Thursday, February 18, 2016

The Ghostly Night in the Speech Room

You may have noticed I haven’t been posting much for the past year. Instead, I’ve been busy working on other writing projects. I was nudged to get back to my blog when I received a digital review copy of the book I featured in my last post. Thank you, Marissa, for sending Calling All Cars my way! I’d forgotten how much I enjoy posting about books and engaging my students in the process.

Now that the review bug has bitten me again, I’ll be on the lookout for new books to share with my students and I’ll pass along our recommendations. While I wait for the next batch to roll in I thought I’d introduce one of my own that is frequently requested by my students, The Ghostly Night, written and illustrated by myself, Jeanette W. Stickel.

I wrote this story to give my students an engaging way to practice their “g” sounds. I had no idea how successful it would be. The kids continue to ask for this book even after mastering their “g” sounds.

In The Ghostly Night Kristy can’t get to sleep.

“The wind rattled her window. The full moon threw grasping shadows across her bedroom wall. They swayed with the rhythm of the wind.”

Before long, Kristy calls her mother,

“Mom!” she cried. “There’s a   g  -  g   -  g   ghost in my room.”

She calls again when the wind howls, when a branch scrapes her bedroom window, and when she sees her curtains move. Each time, the kids join in “reading” the repeated line, “There’s a   g  -   g   -  g   ghost in my room.” They can’t seem to help themselves. That makes for a lot of practice with the “g” sound. It also gives them an understanding of the sound the letter represents, a phonemic awareness skill that fits right in with the Common Core State Standards (especially RF.K.3a where students are expected to “Demonstrate basic knowledge of letter-sound correspondences by producing the primary or most frequent sound for each consonant.”)

One teacher told me her whole class erupted in clapping when the tables turned on the Mother at the end of the story. You can imagine how pleased I was to hear that report—almost as pleased as I will be to introduce more stories to my students in the coming months.

I look forward to finding those special books to enrich the lives of my students and my readers.

Friday, February 5, 2016

CALLING ALL CARS for the 100th Day of School

It is hard to believe but this week we celebrated the 100th day of school. That special day ranks right up there with Valentine’s Day around our campus. Most teachers asked their students to bring in 100 items of their choice. Take a look at their clever ideas.

One of my speech students asked if we could read 100 books in honor of the day but we’ll have to make that a long-term goal. After all, we don’t want to rush through a good story.

And speaking of a good story, I was able to share a new book with a kindergarten class this week. They were thrilled to be part of a review team for Calling All Cars by Sue Fliess, illustrated by Sarah Beise.

      Big cars,
           Small cars,
        Let’s call
        All cars!

They loved the zippy text and, I must admit, I loved reading it to them. I couldn’t help but match my speed to the speed of the racing cars then slow for the climb over the mountain.

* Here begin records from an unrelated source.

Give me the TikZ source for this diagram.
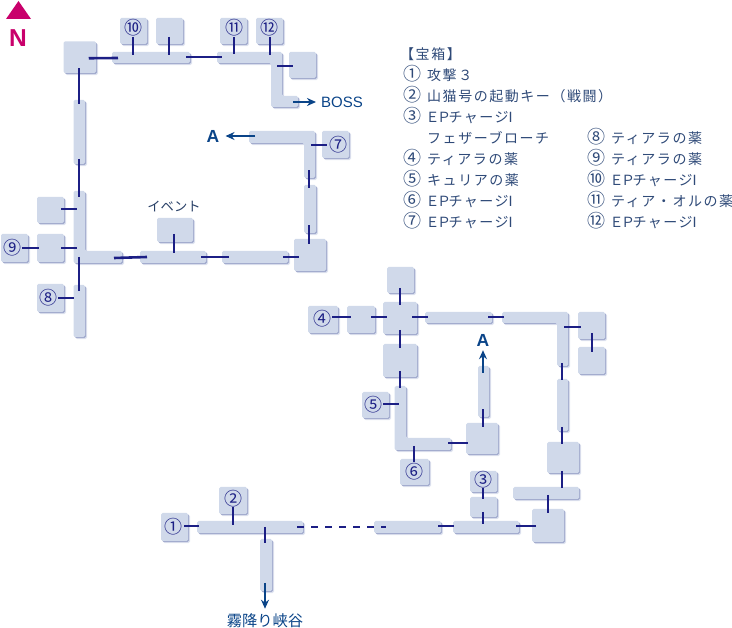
\documentclass[tikz,border=0pt]{standalone}
\usepackage{fontspec}
\setmainfont{Liberation Sans}
\newfontfamily\jp[LetterSpace=11]{Noto Sans CJK JP}
\newfontfamily\jpn{Noto Sans CJK JP}
\definecolor{roomc}{HTML}{D0D9EA}
\definecolor{shadein}{HTML}{A3ACCE}
\definecolor{shadeout}{HTML}{E0E4F0}
\definecolor{linkc}{HTML}{1C1F85}
\definecolor{arrowc}{HTML}{0A4488}
\definecolor{magc}{HTML}{C9006B}
\definecolor{legc}{HTML}{2F4A78}
\usetikzlibrary{arrows.meta}
\tikzset{
  roomfill/.style={fill=roomc,rounded corners=1.5pt,
    preaction={fill=shadeout,transform canvas={xshift=2.1pt,yshift=-2.1pt}},
    preaction={fill=shadein,transform canvas={xshift=1.1pt,yshift=-1.1pt}}},
  roombox/.style={rectangle,inner sep=0pt,roomfill},
  link/.style={draw=linkc,line width=2.6pt},
  go/.style={draw=arrowc,line width=2.2pt,-{Stealth[length=9pt,width=8pt]}},
  num/.style={inner sep=0pt,text=linkc,font=\jpn\fontsize{18}{18}\selectfont},
  leg/.style={inner sep=0pt,anchor=west,text=legc,text height=12.6pt,text depth=2pt,font=\jp\fontsize{14}{14}\selectfont},
  big/.style={text=arrowc,font=\bfseries\fontsize{17.5}{17.5}\selectfont}
}
\newcommand\room[5]{\node[roombox,minimum width={(#4-#2)*1pt},minimum height={(#5-#3)*1pt}] (#1) at ({(#2+#4)/2},{(#3+#5)/2}) {};}
\newcommand\lnk[5][link]{\draw[#1] ([shift={(#3)}]#2.center) -- ([shift={(#5)}]#4.center);}
\newcommand\EP{\kern-1.5ptＥ\kern-2.6ptＰ\kern-2.6ptチャージ\kern-5ptⅠ}
\newcommand\nb[1]{\makebox[24pt][l]{{\jpn\fontsize{18}{18}\selectfont #1}}}
\begin{document}
\begin{tikzpicture}[x=1pt,y=-1pt]
\useasboundingbox (0,0) rectangle (732,628);
% north
\fill[magc] (6,19) -- (31,19) -- (18.5,1) -- cycle;
\node[text=magc,inner sep=0pt,font=\bfseries\fontsize{24.5}{24.5}\selectfont] (north) at (18,38) {N};
% upper map
\room{r0}{63.5}{41.5}{96}{73}
\room{c1}{112}{52}{190}{63}
\room{r10}{120}{18}{147}{44}
\room{b1}{156}{18}{183}{44}
\room{r11}{220}{18}{247}{44}
\room{r12}{256}{18}{283}{44}
\room{b2}{289}{52}{316}{78}
\path[roomfill] (217,52) -- (282,52) -- (282,96) -- (298,96) -- (298,107) -- (271,107) -- (271,63) -- (217,63) -- cycle;
\coordinate (L1) at (277,58);
\room{v1}{73.5}{100}{85}{164}
\path[roomfill] (73.5,191) -- (85,191) -- (85,251) -- (122,251) -- (122,263) -- (73.5,263) -- cycle;
\coordinate (L2) at (79,257);
\room{v2}{73.5}{285}{85}{337}
\room{r8}{37}{284}{64}{312}
\room{b3}{37}{197}{64}{223}
\room{b4}{37}{234}{64}{262}
\room{r9}{1}{234}{28}{262}
\room{c2}{140}{251}{206}{263}
\room{ev}{157}{218}{193}{242}
\room{c3}{222}{251}{288}{263}
\room{g1}{294}{239}{326}{271}
\room{v3}{304}{185}{316}{233}
\path[roomfill] (249,131) -- (315,131) -- (315,178) -- (304,178) -- (304,143) -- (249,143) -- cycle;
\coordinate (L3) at (309,137);
\room{r7}{322}{131}{349}{158}
% lower map
\room{t}{387}{267}{414}{293}
\room{m}{383}{302}{417}{334}
\room{r4}{308}{306}{338}{333}
\room{b5}{347}{306}{375}{333}
\room{c4}{425}{312}{492}{323}
\path[roomfill] (502,312) -- (568,312) -- (568,366) -- (557,366) -- (557,323) -- (502,323) -- cycle;
\coordinate (L4) at (562,317);
\room{b6}{578}{312}{605}{339}
\room{b7}{578}{347}{605}{374}
\room{v4}{557}{379}{568}{431}
\room{g2}{547}{442}{579}{473}
\room{c5}{513}{487}{579}{499}
\room{g3}{532}{509}{564}{542}
\room{c6}{453}{521}{519}{533}
\room{c7}{374}{521}{441}{533}
\room{b8}{470}{497}{497}{517}
\room{r3}{470}{471}{497}{492}
\room{b9}{383}{344}{417}{377}
\path[roomfill] (394.5,386) -- (406,386) -- (406,438) -- (451,438) -- (451,450) -- (394.5,450) -- cycle;
\coordinate (L5) at (400,444);
\room{r5}{362}{392}{389}{418}
\room{r6}{400}{459}{429}{485}
\room{g4}{466}{423}{498}{454}
\room{v5}{478}{366}{489}{417}
\room{c8}{197}{521}{303}{533}
\room{r1}{161}{513}{188}{541}
\room{r2}{219}{487}{247}{514}
\room{v6}{260}{539}{272}{591}
% labels
\node[num] (n1) at (173,527) {①};
\node[num] (n2) at (233,499) {②};
\node[num] (n3) at (483,480) {③};
\node[num] (n4) at (322,319) {④};
\node[num] (n5) at (373,405) {⑤};
\node[num] (n6) at (414,472) {⑥};
\node[num] (n7) at (338,145) {⑦};
\node[num] (n8) at (48,298) {⑧};
\node[num] (n9) at (12,248) {⑨};
\node[num] (n10) at (133,28) {⑩};
\node[num] (n11) at (234,28) {⑪};
\node[num] (n12) at (269,28) {⑫};
\node[text=arrowc,inner xsep=5pt,inner ysep=0pt,anchor=west,font=\fontsize{15}{15}\selectfont] (boss) at (316,102) {BOSS};
\node[big,inner xsep=6pt,inner ysep=0pt] (a1) at (213,136) {A};
\node[big,inner xsep=0pt,inner ysep=4pt] (a2) at (483,340) {A};
\node[inner xsep=0pt,inner ysep=5pt,text=arrowc,font=\jpn\fontsize{15.3}{15.3}\selectfont] (kiri) at (265,621) {霧降り峡谷};
\node[inner sep=0pt,text=legc!85!black,font=\jpn\fontsize{13.3}{13.3}\selectfont] (evt) at (174,207) {イベント};
% connectors, upper map
\lnk{r0}{9,1}{c1}{-33,0.5}
\lnk{r10}{-0.5,6}{c1}{-18,-2}
\lnk{b1}{-0.5,6}{c1}{18,-2}
\lnk{c1}{35,-0.5}{L1}{-55,-1}
\lnk{r11}{0.5,6}{L1}{-43,-4}
\lnk{r12}{0.5,6}{L1}{-7,-2.5}
\lnk{L1}{0,8}{b2}{-9.5,1}
\draw[go] ([shift={(16,44)}]L1.center) -- (boss.west);
\lnk{r0}{-0.75,11}{v1}{-0.25,-28}
\lnk{v1}{-0.25,27}{L2}{0,-60}
\lnk{L2}{0,0}{v2}{-0.25,-20}
\lnk{r8}{7.5,0}{v2}{-5.25,-13}
\lnk{b3}{10.5,-1}{L2}{-2,-48}
\lnk{b4}{10.5,0}{L2}{-2,-9}
\lnk{r9}{7.5,0}{b4}{-11.5,0}
\lnk{L2}{35,1}{c2}{-26,0}
\lnk{ev}{-1,4}{c2}{1,-4}
\lnk{c2}{28,0}{c3}{-26,0}
\lnk{c3}{28,0}{g1}{-11,2}
\lnk{g1}{-1,-11}{v3}{-1,16}
\lnk{v3}{-1,-21}{L3}{0,33}
\lnk{L3}{2,8}{r7}{-8.5,0.5}
\draw[go] ([shift={(-54,-1)}]L3.center) -- (a1.east);
% connectors, lower map
\lnk{t}{-0.5,8}{m}{0,-13}
\lnk{r4}{9,-2.5}{b5}{-10,-2.5}
\lnk{b5}{10,-2.5}{m}{-13,-1}
\lnk{m}{12,-1}{c4}{-30.5,-0.5}
\lnk{c4}{29.5,-0.5}{L4}{-58,0}
\lnk{L4}{2,10}{b6}{-10.5,1.5}
\lnk{b6}{0.5,7.5}{b7}{0.5,-8.5}
\lnk{L4}{0,46}{v4}{-0.5,-25}
\lnk{v4}{-0.5,22}{g2}{-1,-13.5}
\lnk{g2}{-1,13.5}{c5}{16,-5}
\lnk{c5}{2,2}{g3}{0,-12.5}
\lnk{g3}{-12,0.5}{c6}{30,-1}
\lnk{c6}{-32,-1}{c7}{30.5,-1}
\lnk{b8}{-0.5,5}{c6}{-3,-3}
\lnk{r3}{-0.5,6.5}{b8}{-0.5,-8}
\lnk{m}{0,12}{b9}{0,-12.5}
\lnk{b9}{0,10.5}{L5}{0,-56}
\lnk{r5}{7.5,-1}{L5}{-1,-40}
\lnk{L5}{14,2}{r6}{-0.5,-10}
\lnk{L5}{48,-1}{g4}{-14,4.5}
\lnk{g4}{1,-11.5}{v5}{-0.5,17.5}
\draw[go] ([shift={(-0.5,-18.5)}]v5.center) -- (a2.south);
\lnk{r1}{9.5,-1}{c8}{-51,-1}
\lnk{r2}{0,6.5}{c8}{-17,-2}
\lnk{c8}{15,0}{v6}{-1,-22}
\lnk[link,dash pattern=on 7pt off 7pt]{c8}{47,0}{c7}{-21.5,0}
\draw[go] ([shift={(-1,18)}]v6.center) -- (kiri.north);
% legend
\node[leg] (lh) at (403,54) {\kern-3pt【宝箱】};
\node[leg] (l1) at (403,75) {\nb{①}攻撃３};
\node[leg] (l2) at (403,96) {\nb{②}山猫号の起動キー（戦闘）};
\node[leg] (l3) at (403,117) {\nb{③}\EP};
\node[leg] (l3b) at (427,138.5) {フェザーブローチ};
\node[leg] (l4) at (403,159) {\nb{④}ティアラの薬};
\node[leg] (l5) at (403,180) {\nb{⑤}キュリアの薬};
\node[leg] (l6) at (403,201) {\nb{⑥}\EP};
\node[leg] (l7) at (403,222) {\nb{⑦}\EP};
\node[leg] (l8) at (587,138.5) {\nb{⑧}ティアラの薬};
\node[leg] (l9) at (587,159) {\nb{⑨}ティアラの薬};
\node[leg] (l10) at (587,180) {\nb{⑩}\EP};
\node[leg] (l11) at (587,201) {\nb{⑪}ティア・オルの薬};
\node[leg] (l12) at (587,222) {\nb{⑫}\EP};
\end{tikzpicture}
\end{document}
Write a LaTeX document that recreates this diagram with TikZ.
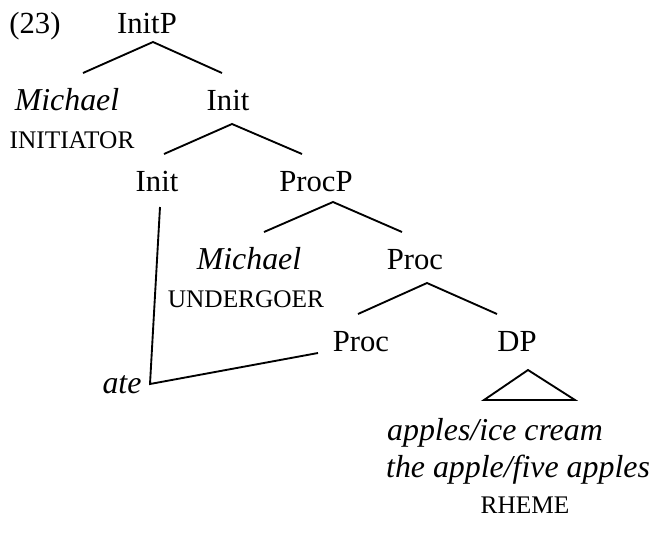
\documentclass[tikz,border=0pt]{standalone}
\usepackage{fontspec}
\setmainfont{Liberation Serif}
\begin{document}
\begin{tikzpicture}[x=0.75pt, y=-0.75pt,
  lbl/.style={anchor=base, inner sep=0pt, font=\fontsize{23}{28}\selectfont},
  term/.style={lbl, font=\fontsize{23.9}{29}\selectfont\itshape},
  role/.style={anchor=base, inner sep=0pt, font=\fontsize{19}{23}\selectfont},
  branch/.style={draw=black, line width=1.4pt, line join=miter}]
\useasboundingbox (0,0) rectangle (651,533);

% labels
\node[lbl]  (ex)     at (35,33)   {(23)};
\node[lbl]  (initP)  at (147,33)  {InitP};
\node[term] (mich1)  at (67,110)  {Michael};
\node[lbl]  (init1)  at (228,110) {Init};
\node[role] (initr)  at (72,148)  {INITIATOR};
\node[lbl]  (init2)  at (157,191) {Init};
\node[lbl]  (procP)  at (316,191) {ProcP};
\node[term] (mich2)  at (249,269) {Michael};
\node[lbl]  (proc1)  at (415,269) {Proc};
\node[role] (undr)   at (246,307) {UNDERGOER};
\node[lbl]  (proc2)  at (361,351) {Proc};
\node[lbl]  (dp)     at (517,351) {DP};
\node[term] (ate)    at (122,393) {ate};
\node[term] (app1)   at (495,440) {apples/ice cream};
\node[term] (app2)   at (518,477) {the apple/five apples};
\node[role] (rheme)  at (525,513) {RHEME};

% branches
\draw[branch] ([shift={(16,-37)}]mich1.base) -- ([shift={(6,9)}]initP.base)
              -- ([shift={(-6,-37)}]init1.base);
\draw[branch] ([shift={(7,-37)}]init2.base) -- ([shift={(4,14)}]init1.base)
              -- ([shift={(-14,-37)}]procP.base);
\draw[branch] ([shift={(15,-37)}]mich2.base) -- ([shift={(17,11)}]procP.base)
              -- ([shift={(-13,-37)}]proc1.base);
\draw[branch] ([shift={(-3,-37)}]proc2.base) -- ([shift={(12,14)}]proc1.base)
              -- ([shift={(-20,-37)}]dp.base);

% triangle over the DP
\draw[branch] ([shift={(11,19)}]dp.base) -- ([shift={(-11,-40)}]app1.base)
              -- ([shift={(80,-40)}]app1.base) -- cycle;

% head movement line linking Init and Proc through "ate"
\draw[branch] ([shift={(3,16)}]init2.base) -- ([shift={(28,-9)}]ate.base)
              -- ([shift={(-43,2)}]proc2.base);
\end{tikzpicture}
\end{document}
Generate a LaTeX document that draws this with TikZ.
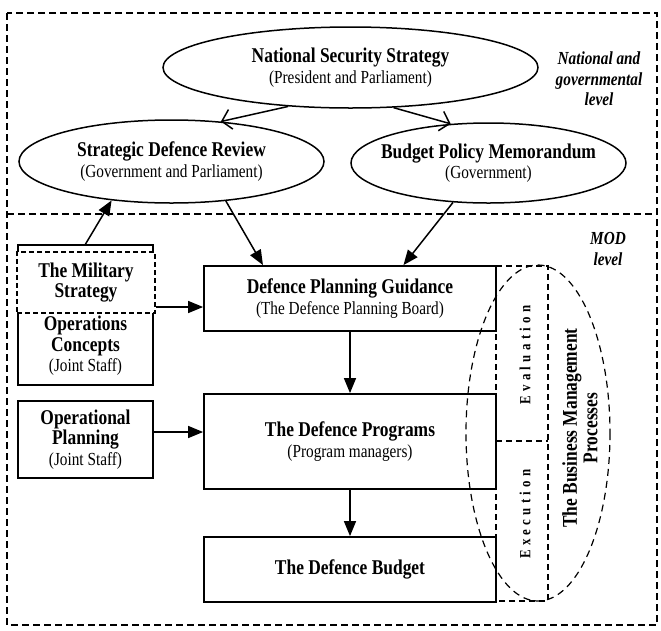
\documentclass[tikz,border=0pt]{standalone}
\usepackage{fontspec}
\setmainfont{Liberation Serif}[FakeStretch=0.83]
\usetikzlibrary{arrows.meta,shapes.geometric}
\newcommand{\hdr}[1]{{\fontsize{21}{20.5}\selectfont\bfseries #1}}
\newcommand{\subl}[1]{{\fontsize{18.4}{20.5}\selectfont #1}}
\newcommand{\lgap}{\kern4.3pt }
\begin{document}
\begin{tikzpicture}[x=1pt,y=-1pt,
  every node/.append style={font=\fontsize{18.4}{20.5}\selectfont},
  solidbox/.style={draw, line width=1.8pt, rectangle, inner sep=0pt, align=center},
  oval/.style={draw, line width=1.5pt, ellipse, inner ysep=-4pt, inner xsep=-40pt, align=center},
  frameline/.style={line width=1.3pt, dash pattern=on 7pt off 4pt},
  coldash/.style={line width=1.3pt, dash pattern=on 6pt off 4pt},
  elldash/.style={line width=1.2pt, dash pattern=on 7pt off 5pt},
  fillarrow/.style={line width=1.5pt, -{Triangle[length=15pt,width=12pt]}},
  openarrow/.style={line width=1.5pt, -{Straight Barb[length=9pt,width=20pt]}},
  lbl/.style={align=center, inner sep=0pt},
  lvl/.style={align=center, inner sep=0pt, font=\fontsize{18.4}{20.5}\selectfont\bfseries\itshape},
  spc/.style={inner sep=0pt, rotate=90, font=\fontsize{15.5}{16}\selectfont\bfseries},
]
\useasboundingbox (0,0) rectangle (661,630);
% frame and level divider
\draw[frameline] (7,13) rectangle (657,625);
\draw[frameline] (7,214) -- (657,214);

% ellipses
\node[oval, minimum width=375, minimum height=81] (nss) at (350.5,67.5)
  {\hdr{National Security Strategy}\\\subl{(President and Parliament)}};
\node[oval, minimum width=305, minimum height=83] (sdr) at (171.5,161.5)
  {\hdr{Strategic Defence Review}\\\subl{(Government and Parliament)}};
\node[oval, minimum width=275, minimum height=80] (bpm) at (488.5,163)
  {\hdr{Budget Policy Memorandum}\\\subl{(Government)}};

% level labels
\node[lvl] (natlvl) at (599,79) {National and\\governmental\\level};
\node[lvl] (modlvl) at (608,249) {MOD\\level};

% business management column
\draw[coldash] (496,266) -- (548,266) -- (548,601) -- (496,601) -- cycle;
\draw[coldash] (496,441) -- (548,441);
\draw[elldash] (538,433) ellipse [x radius=72, y radius=168];
\node[spc] (evaltxt) at (525,355) {E\lgap v\lgap a\lgap l\lgap u\lgap a\lgap t\lgap i\lgap o\lgap n};
\node[spc] (exectxt) at (525,514) {E\lgap x\lgap e\lgap c\lgap u\lgap t\lgap i\lgap o\lgap n};
\node[lbl, rotate=90] (bmp) at (580,428) {\hdr{The Business Management}\\\hdr{Processes}};

% left boxes
\node[solidbox, minimum width=135, minimum height=140] (mil) at (85.5,315) {};
\node[draw, line width=1.3pt, dash pattern=on 5pt off 3pt, fill=white, minimum width=138, minimum height=61, inner sep=0pt, align=center] (milstrat) at (86,282.5)
  {\hdr{The Military}\\\hdr{Strategy}};
\node[lbl] (opc) at (85.5,346) {\hdr{Operations}\\\hdr{Concepts}\\\subl{(Joint Staff)}};
\node[solidbox, minimum width=135, minimum height=77] (op) at (85.5,439.5)
  {\hdr{Operational}\\\hdr{Planning}\\\subl{(Joint Staff)}};

% main boxes
\node[solidbox, minimum width=292, minimum height=65] (dpg) at (350,298.5)
  {\hdr{Defence Planning Guidance}\\\subl{(The Defence Planning Board)}};
\node[solidbox, minimum width=292, minimum height=95] (dp) at (350,441.5)
  {\hdr{The Defence Programs}\\\subl{(Program managers)}};
\node[solidbox, minimum width=292, minimum height=65] (db) at (350,569.5)
  {\hdr{The Defence Budget}};

% connectors
\coordinate (ya) at (0,307);
\coordinate (yb) at (0,432);
\draw[openarrow] (nss.212) -- (sdr.39);
\draw[openarrow] (nss.317) -- (bpm.134);
\draw[fillarrow] (sdr.324) -- (dpg.159);
\draw[fillarrow] (bpm.228) -- (dpg.32);
\draw[fillarrow] (mil.north) -- (sdr.213);
\draw[fillarrow] (milstrat.east |- ya) -- (dpg.west |- ya);
\draw[fillarrow] (op.east |- yb) -- (dp.west |- yb);
\draw[fillarrow] (dpg.south) -- (dp.north);
\draw[fillarrow] (dp.south) -- (db.north);
\end{tikzpicture}
\end{document}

       Zip through tunnels,
       Make no stops,
       Climb up over

The kids poured over the bright, eye-popping colors and giggled at the illustrations of a long-necked giraffe in a tiny convertible, a car with elevator wheels and adorable animals on every page. They each picked a favorite scene and their choices were as varied as the clever text and illustrations.

The students thought this was a great story for the 100th day of school because there were at least 100 cars in the book.

I’d say it was a good choice because their enthusiasm hit a full 100%!